# [EXERCISE GOAL]
Restate every line of the material, word for word.
• • • • • • •
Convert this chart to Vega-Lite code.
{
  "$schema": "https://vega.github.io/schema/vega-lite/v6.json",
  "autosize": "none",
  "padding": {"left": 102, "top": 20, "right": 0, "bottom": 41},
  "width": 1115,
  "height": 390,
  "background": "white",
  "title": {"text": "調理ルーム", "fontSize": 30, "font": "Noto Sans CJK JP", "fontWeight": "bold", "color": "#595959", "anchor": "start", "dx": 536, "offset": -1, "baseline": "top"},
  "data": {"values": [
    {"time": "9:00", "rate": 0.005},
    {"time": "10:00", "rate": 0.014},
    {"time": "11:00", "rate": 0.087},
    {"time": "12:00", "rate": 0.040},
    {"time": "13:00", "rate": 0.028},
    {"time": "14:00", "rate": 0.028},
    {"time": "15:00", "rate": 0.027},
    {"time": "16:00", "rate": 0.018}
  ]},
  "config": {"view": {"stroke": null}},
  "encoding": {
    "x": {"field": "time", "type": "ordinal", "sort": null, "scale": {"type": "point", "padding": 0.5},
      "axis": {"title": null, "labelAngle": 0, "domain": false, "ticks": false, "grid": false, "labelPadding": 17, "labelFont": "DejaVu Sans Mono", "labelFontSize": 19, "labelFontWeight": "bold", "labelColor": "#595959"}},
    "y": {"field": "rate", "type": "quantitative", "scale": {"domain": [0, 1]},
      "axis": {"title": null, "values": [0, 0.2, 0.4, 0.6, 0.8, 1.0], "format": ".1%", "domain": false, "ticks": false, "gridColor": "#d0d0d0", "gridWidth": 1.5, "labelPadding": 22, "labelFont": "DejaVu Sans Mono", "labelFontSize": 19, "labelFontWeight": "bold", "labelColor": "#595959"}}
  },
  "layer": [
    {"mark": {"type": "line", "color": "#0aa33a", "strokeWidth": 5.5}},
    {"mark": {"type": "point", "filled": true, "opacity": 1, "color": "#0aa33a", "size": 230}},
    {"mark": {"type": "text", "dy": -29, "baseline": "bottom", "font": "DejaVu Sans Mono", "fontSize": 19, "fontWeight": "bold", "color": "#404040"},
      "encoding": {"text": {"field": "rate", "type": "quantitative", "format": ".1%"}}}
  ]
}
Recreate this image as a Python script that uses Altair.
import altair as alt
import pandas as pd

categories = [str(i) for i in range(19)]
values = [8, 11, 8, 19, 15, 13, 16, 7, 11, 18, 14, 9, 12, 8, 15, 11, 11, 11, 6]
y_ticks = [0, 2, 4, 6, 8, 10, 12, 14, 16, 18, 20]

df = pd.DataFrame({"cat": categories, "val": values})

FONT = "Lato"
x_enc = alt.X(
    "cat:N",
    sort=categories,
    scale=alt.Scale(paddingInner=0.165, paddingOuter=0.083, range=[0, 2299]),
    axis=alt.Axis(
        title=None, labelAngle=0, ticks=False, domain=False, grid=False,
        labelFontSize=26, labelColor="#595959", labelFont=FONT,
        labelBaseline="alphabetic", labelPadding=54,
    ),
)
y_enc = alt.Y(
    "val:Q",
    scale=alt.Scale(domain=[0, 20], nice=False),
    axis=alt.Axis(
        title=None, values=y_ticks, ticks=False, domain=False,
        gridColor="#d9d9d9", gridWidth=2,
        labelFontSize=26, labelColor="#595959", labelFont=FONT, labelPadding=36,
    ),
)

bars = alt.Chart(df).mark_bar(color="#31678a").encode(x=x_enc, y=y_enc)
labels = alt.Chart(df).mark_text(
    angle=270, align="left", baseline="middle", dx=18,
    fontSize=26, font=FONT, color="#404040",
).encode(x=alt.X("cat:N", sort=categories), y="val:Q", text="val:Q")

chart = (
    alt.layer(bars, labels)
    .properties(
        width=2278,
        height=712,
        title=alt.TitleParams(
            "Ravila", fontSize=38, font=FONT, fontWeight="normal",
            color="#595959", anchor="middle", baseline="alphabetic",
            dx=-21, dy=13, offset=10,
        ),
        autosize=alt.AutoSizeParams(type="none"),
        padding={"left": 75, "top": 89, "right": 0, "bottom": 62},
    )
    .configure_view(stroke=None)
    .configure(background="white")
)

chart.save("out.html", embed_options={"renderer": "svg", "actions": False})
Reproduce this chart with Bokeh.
• • • • • • •
# [CORRECT RESULT]
Convert this chart to Vega-Lite code.
{
  "$schema": "https://vega.github.io/schema/vega-lite/v6.json",
  "autosize": "none",
  "padding": {"left": 102, "top": 20, "right": 0, "bottom": 41},
  "width": 1115,
  "height": 390,
  "background": "white",
  "title": {"text": "調理ルーム", "fontSize": 30, "font": "Noto Sans CJK JP", "fontWeight": "bold", "color": "#595959", "anchor": "start", "dx": 536, "offset": -1, "baseline": "top"},
  "data": {"values": [
    {"time": "9:00", "rate": 0.005},
    {"time": "10:00", "rate": 0.014},
    {"time": "11:00", "rate": 0.087},
    {"time": "12:00", "rate": 0.040},
    {"time": "13:00", "rate": 0.028},
    {"time": "14:00", "rate": 0.028},
    {"time": "15:00", "rate": 0.027},
    {"time": "16:00", "rate": 0.018}
  ]},
  "config": {"view": {"stroke": null}},
  "encoding": {
    "x": {"field": "time", "type": "ordinal", "sort": null, "scale": {"type": "point", "padding": 0.5},
      "axis": {"title": null, "labelAngle": 0, "domain": false, "ticks": false, "grid": false, "labelPadding": 17, "labelFont": "DejaVu Sans Mono", "labelFontSize": 19, "labelFontWeight": "bold", "labelColor": "#595959"}},
    "y": {"field": "rate", "type": "quantitative", "scale": {"domain": [0, 1]},
      "axis": {"title": null, "values": [0, 0.2, 0.4, 0.6, 0.8, 1.0], "format": ".1%", "domain": false, "ticks": false, "gridColor": "#d0d0d0", "gridWidth": 1.5, "labelPadding": 22, "labelFont": "DejaVu Sans Mono", "labelFontSize": 19, "labelFontWeight": "bold", "labelColor": "#595959"}}
  },
  "layer": [
    {"mark": {"type": "line", "color": "#0aa33a", "strokeWidth": 5.5}},
    {"mark": {"type": "point", "filled": true, "opacity": 1, "color": "#0aa33a", "size": 230}},
    {"mark": {"type": "text", "dy": -29, "baseline": "bottom", "font": "DejaVu Sans Mono", "fontSize": 19, "fontWeight": "bold", "color": "#404040"},
      "encoding": {"text": {"field": "rate", "type": "quantitative", "format": ".1%"}}}
  ]
}
Recreate this image as a Python script that uses Altair.
import altair as alt
import pandas as pd

categories = [str(i) for i in range(19)]
values = [8, 11, 8, 19, 15, 13, 16, 7, 11, 18, 14, 9, 12, 8, 15, 11, 11, 11, 6]
y_ticks = [0, 2, 4, 6, 8, 10, 12, 14, 16, 18, 20]

df = pd.DataFrame({"cat": categories, "val": values})

FONT = "Lato"
x_enc = alt.X(
    "cat:N",
    sort=categories,
    scale=alt.Scale(paddingInner=0.165, paddingOuter=0.083, range=[0, 2299]),
    axis=alt.Axis(
        title=None, labelAngle=0, ticks=False, domain=False, grid=False,
        labelFontSize=26, labelColor="#595959", labelFont=FONT,
        labelBaseline="alphabetic", labelPadding=54,
    ),
)
y_enc = alt.Y(
    "val:Q",
    scale=alt.Scale(domain=[0, 20], nice=False),
    axis=alt.Axis(
        title=None, values=y_ticks, ticks=False, domain=False,
        gridColor="#d9d9d9", gridWidth=2,
        labelFontSize=26, labelColor="#595959", labelFont=FONT, labelPadding=36,
    ),
)

bars = alt.Chart(df).mark_bar(color="#31678a").encode(x=x_enc, y=y_enc)
labels = alt.Chart(df).mark_text(
    angle=270, align="left", baseline="middle", dx=18,
    fontSize=26, font=FONT, color="#404040",
).encode(x=alt.X("cat:N", sort=categories), y="val:Q", text="val:Q")

chart = (
    alt.layer(bars, labels)
    .properties(
        width=2278,
        height=712,
        title=alt.TitleParams(
            "Ravila", fontSize=38, font=FONT, fontWeight="normal",
            color="#595959", anchor="middle", baseline="alphabetic",
            dx=-21, dy=13, offset=10,
        ),
        autosize=alt.AutoSizeParams(type="none"),
        padding={"left": 75, "top": 89, "right": 0, "bottom": 62},
    )
    .configure_view(stroke=None)
    .configure(background="white")
)

chart.save("out.html", embed_options={"renderer": "svg", "actions": False})
Reproduce this chart with Bokeh.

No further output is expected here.